日本の公的年金制度。細かな決まりごとが多く、知っていると知らないでは、大きな差となることも珍しくはありません。今回は「年金支給」について、知っておいたほうがいい注意事項をみていきます。
65歳になりました。年金はいつからもらえますか?
日本の高齢者の生活を支える公的年金。自営業者や学生、主婦(夫)などが対象となる国民年金(老齢基礎年金)と、会社員や公務員が対象となる厚生年金(老齢厚生年金)がありますが、どちらも原則65歳から受け取ることができます。
そこでよくある、こんな質問。
――65歳になったけど、いつから年金はもらえますか?
意外と多い年金に関する勘違いとして、65歳になったら自動的に年金がもらえる、というものがあります。よく考えれば分かりますが、何もしなければ、待てど暮らせど年金はもらえません。
65歳に老齢基礎年金、老齢厚生年金の受給権が発生する人には、65歳になる3ヵ月前に日本年金機構から「年金請求書(事前送付用)」が送られてきます。年金請求書に必要事項を記入し、受給開始年齢の誕生日の前日以降に、添付書類とともに提出。そこから1~2ヵ月後に「年金証書・年金決定通知書」が届き、さらに1~2カ月後に年金のお支払いのご案内が届き、そこで初めて年金の受け取りが始まります。年金は原則、偶数月の15日に前月と前々月の2ヵ月分が振り込まれます。
ちなみに海外に住んでいる場合は、「年金請求書」は送られてきません。日本年金機構のウェブサイトからダウンロードのうえ、対応する必要があります。
結局、年金はいくらもらえるのですか?
年金受給の最大の関心は「いくら年金がもらえるか」でしょうか。
年金の見込額は、毎年誕生月に送られてくる「ねんきん定期便」で知ることができます。60歳未満であれば、現在の年金加入制度に60歳まで継続して加入したと仮定した際の65歳から受け取れる年金見込額が記されています。
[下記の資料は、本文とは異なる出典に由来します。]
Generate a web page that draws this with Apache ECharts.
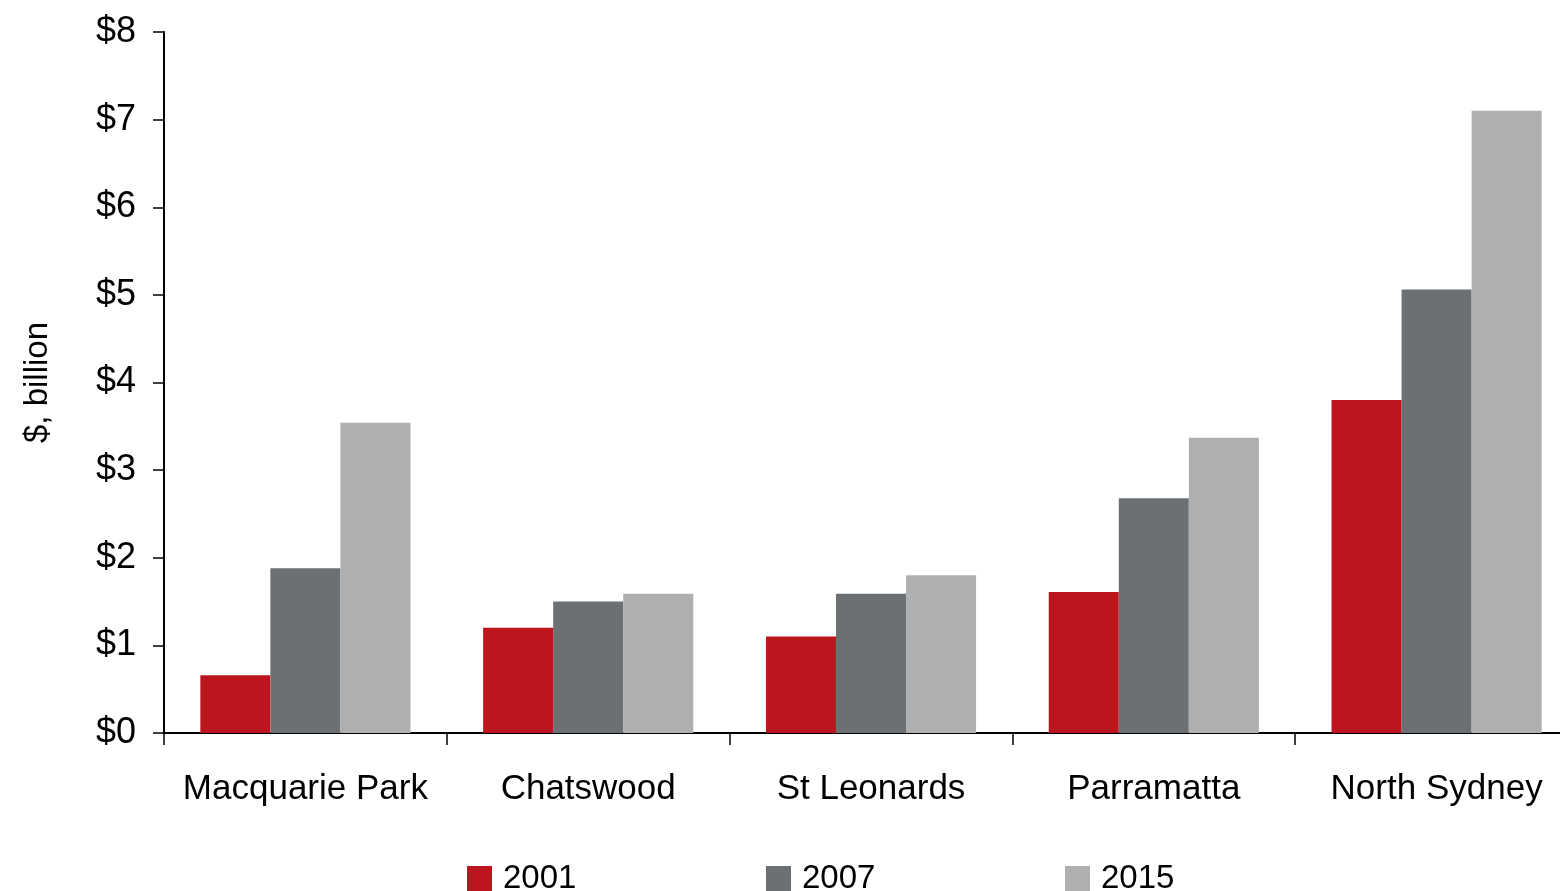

60歳~65歳未満では、「ねんきん定期便」の作成時点の年金加入実績に応じて、65歳から受け取れる年金見込額が表示されます。
厚生労働省『令和4年度厚生年金保険・国民年金事業の概況』によると、老齢厚生年金受給者の平均月額は14万4,982円。65歳以上に限ると、男性が16万7,388円、女性が10万9,165円です。
年金額は消費者物価指数などをもとに毎年見直され、令和6年度は老齢基礎年金が満額で6万8,000円、モデル夫婦(平均的な収入で40年間働いてきたサラリーマンと、40年間専業主婦の妻の夫婦)の年金額が23万0483円となっています。
年金支給日の浮かれ気分が吹っ飛ぶ「まさかの事態」
よくいる高齢夫婦であれば、年金受給額は月23万円。偶数月の15日、平均的なモデル夫婦であれば、一度に46万円ほどが振り込まれることになります。
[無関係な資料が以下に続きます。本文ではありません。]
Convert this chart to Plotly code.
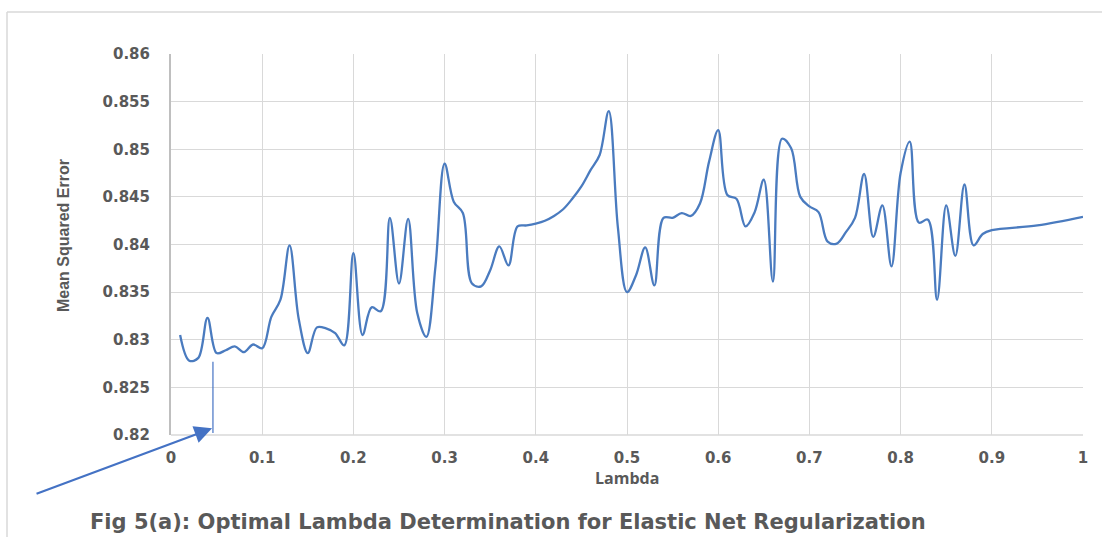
import plotly.graph_objects as go

# ---- data ----
lambdas = [0.01, 0.02, 0.03, 0.04, 0.05, 0.06, 0.07, 0.08, 0.09, 0.10,
           0.11, 0.12, 0.13, 0.14, 0.15, 0.16, 0.17, 0.18, 0.19, 0.20,
           0.21, 0.22, 0.23, 0.24, 0.25, 0.26, 0.27, 0.28, 0.29, 0.30,
           0.31, 0.32, 0.33, 0.34, 0.35, 0.36, 0.37, 0.38, 0.39, 0.40,
           0.41, 0.42, 0.43, 0.44, 0.45, 0.46, 0.47, 0.48, 0.49, 0.50,
           0.51, 0.52, 0.53, 0.54, 0.55, 0.56, 0.57, 0.58, 0.59, 0.60,
           0.61, 0.62, 0.63, 0.64, 0.65, 0.66, 0.67, 0.68, 0.69, 0.70,
           0.71, 0.72, 0.73, 0.74, 0.75, 0.76, 0.77, 0.78, 0.79, 0.80,
           0.81, 0.82, 0.83, 0.84, 0.85, 0.86, 0.87, 0.88, 0.89, 0.90,
           0.95, 1.00]
mse = [0.8305, 0.8278, 0.8281, 0.8323, 0.8286, 0.8289, 0.8293, 0.8287, 0.8295, 0.8291,
       0.8324, 0.8342, 0.8399, 0.8322, 0.8286, 0.8313, 0.8312, 0.8307, 0.8294, 0.8391,
       0.8305, 0.8334, 0.8330, 0.8428, 0.8359, 0.8427, 0.8328, 0.8303, 0.8377, 0.8485,
       0.8445, 0.8433, 0.8359, 0.8356, 0.8373, 0.8398, 0.8378, 0.8419, 0.8420, 0.8422,
       0.8425, 0.8430, 0.8437, 0.8448, 0.8461, 0.8478, 0.8494, 0.8540, 0.8418, 0.8350,
       0.8368, 0.8397, 0.8357, 0.8428, 0.8428, 0.8433, 0.8430, 0.8443, 0.8487, 0.8520,
       0.8452, 0.8448, 0.8419, 0.8434, 0.8468, 0.8361, 0.8511, 0.8501, 0.8450, 0.8440,
       0.8434, 0.8403, 0.8401, 0.8413, 0.8428, 0.8474, 0.8408, 0.8441, 0.8377, 0.8475,
       0.8508, 0.8423, 0.8426, 0.8342, 0.8441, 0.8388, 0.8463, 0.8399, 0.8411, 0.8415,
       0.8420, 0.8429]

x_ticks = [0, 0.1, 0.2, 0.3, 0.4, 0.5, 0.6, 0.7, 0.8, 0.9, 1.0]
x_ticktext = ["0", "0.1", "0.2", "0.3", "0.4", "0.5", "0.6", "0.7", "0.8", "0.9", "1"]
y_ticks = [0.82, 0.825, 0.83, 0.835, 0.84, 0.845, 0.85, 0.855, 0.86]
y_ticktext = ["0.82", "0.825", "0.83", "0.835", "0.84", "0.845", "0.85", "0.855", "0.86"]

x_title = "Lambda"
y_title = "Mean Squared Error"
caption = "Fig 5(a): Optimal Lambda Determination for Elastic Net Regularization"

# optimal-lambda marker (annotation)
opt_lambda = 0.046
marker_y = [0.8202, 0.8277]

# ---- figure ----
W, H = 1102, 537
ML, MR, MT, MB = 171, 19, 54, 102
pw, ph = W - ML - MR, H - MT - MB

def px_x(p):
    return (p - ML) / pw

def px_y(p):
    return (H - MB - p) / ph

grey = "#595959"
blue = "#4a7bbf"

fig = go.Figure()
fig.add_trace(go.Scatter(
    x=lambdas, y=mse, mode="lines",
    line=dict(color=blue, width=2.3, shape="spline", smoothing=1.0),
    showlegend=False, hoverinfo="x+y"))

# vertical marker line
fig.add_trace(go.Scatter(
    x=[opt_lambda, opt_lambda], y=marker_y, mode="lines",
    line=dict(color="#4472c4", width=1.2), showlegend=False, hoverinfo="skip"))

fig.update_layout(
    width=W, height=H,
    margin=dict(l=ML, r=MR, t=MT, b=MB),
    paper_bgcolor="white", plot_bgcolor="white",
    xaxis=dict(range=[0, 1], tickvals=x_ticks, ticktext=x_ticktext,
               showgrid=True, gridcolor="#d9d9d9", gridwidth=1,
               zeroline=False, showline=False, ticks="",
               ticklabelstandoff=12,
               tickfont=dict(family="DejaVu Sans", size=15, color=grey, weight="bold")),
    yaxis=dict(range=[0.82, 0.86], tickvals=y_ticks, ticktext=y_ticktext,
               showgrid=True, gridcolor="#d9d9d9", gridwidth=1,
               zeroline=False, showline=True, linecolor="#bfbfbf", linewidth=2,
               ticks="", ticklabelstandoff=16,
               tickfont=dict(family="DejaVu Sans", size=15, color=grey, weight="bold")),
    font=dict(family="DejaVu Sans", color=grey),
)

annotations = [
    dict(text=x_title, x=0.5, y=px_y(478), xref="paper", yref="paper",
         showarrow=False, xanchor="center", yanchor="middle",
         font=dict(family="Open Sans", size=16, color=grey, weight="bold")),
    dict(text=y_title, x=px_x(63), y=px_y(236), xref="paper", yref="paper",
         showarrow=False, textangle=-90, xanchor="center", yanchor="middle",
         font=dict(family="Liberation Sans", size=16,
                   color=grey, weight="bold")),
    dict(text=caption, x=px_x(88), y=px_y(522), xref="paper", yref="paper",
         showarrow=False, xanchor="left", yanchor="middle",
         font=dict(family="DejaVu Sans", size=21, color=grey, weight="bold")),
    dict(x=opt_lambda - 0.001, y=0.8207, xref="x", yref="y", text="",
         showarrow=True, arrowhead=2, arrowsize=1.6, arrowwidth=2.2,
         arrowcolor="#4472c4", ax=-177, ay=66, axref="pixel", ayref="pixel",
         standoff=0),
]
fig.update_layout(annotations=annotations)

shapes = [
    dict(type="line", xref="paper", yref="paper",
         x0=px_x(7), x1=px_x(1102), y0=px_y(12), y1=px_y(12),
         line=dict(color="#d9d9d9", width=1.5)),
    dict(type="line", xref="paper", yref="paper",
         x0=px_x(7), x1=px_x(7), y0=px_y(12), y1=px_y(540),
         line=dict(color="#d9d9d9", width=1.5)),
    dict(type="line", xref="paper", yref="paper",
         x0=0, x1=1, y0=0, y1=0, line=dict(color="#d9d9d9", width=1.5)),
]
fig.update_layout(shapes=shapes)

fig.write_html("out.html")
偶数月の15日を待ち焦がれていた高齢者にとって、年金支給日は特別です。
――今日はちょっと外食でもしようか
そんな光景をあちらこちらで見かけることができます。一方、大騒ぎしている高齢者も。
――あなた、大変よ! 年金が振り込まれてないわ!(66歳女性)
振り込まれているはずの2ヵ月分の年金。しかしどんなに確認しても振り込まれた形跡すらありません。一方で、ほかの年金受給者は、待ちに待った年金を手にしてホクホク顔。
――私たちだけ……どうして?
振り込まれているはずの年金が振り込まれていない場合、考えられる理由としてよくあるのが「現況届を提出していないから」。自身の誕生日以降、それまで振り込まれていた年金が振り込まれなくなるのは、だいたいこの理由です。
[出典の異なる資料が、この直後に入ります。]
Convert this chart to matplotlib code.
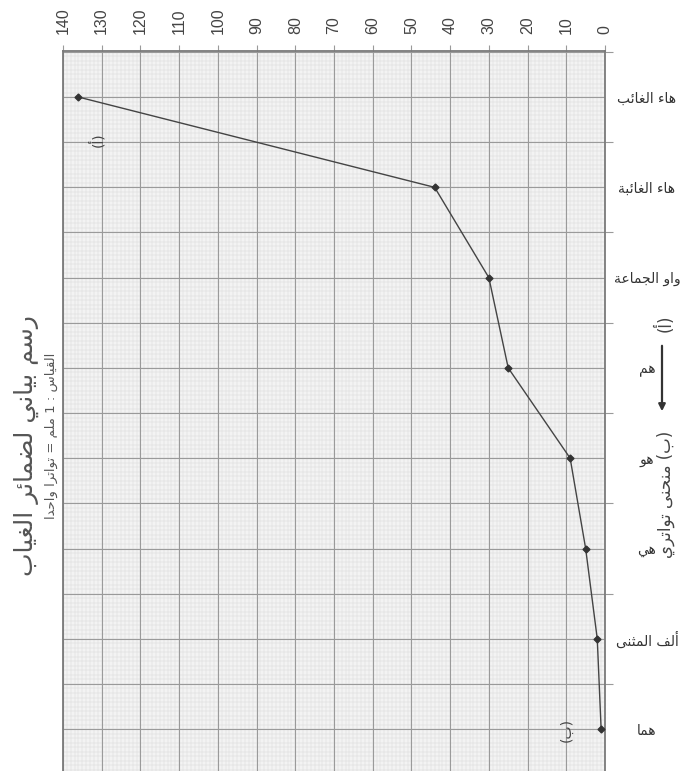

「現況届」は、年金を引き続き受け取るための権利があるかどうかを確認するための届け出。毎年誕生月に日本年金機構から送られ、期限内に返送しないといけません。もし「現況届」の提出を怠ると年金は支払保留状態となり、提出が確認されるまで払われることはありません。
そんな致命的ミスを防ぎたいなら、年金機構にマイナンバーを登録するのがおすすめ。「現況届」の個人番号記入欄にマイナンバーを記し、マイナンバーカードや通知カードの番号記載面のコピー等を提出すればOK。マイナンバー登録後は「現況届」の提出は原則不要になります。
ミスが発覚して手続きをしても、すぐに振込みは行われず、2ヵ月後くらいの振込みになります。このタイムラグは、年金頼みの高齢者にとって死活問題。このようなミスが起きぬよう注意を払いましょう。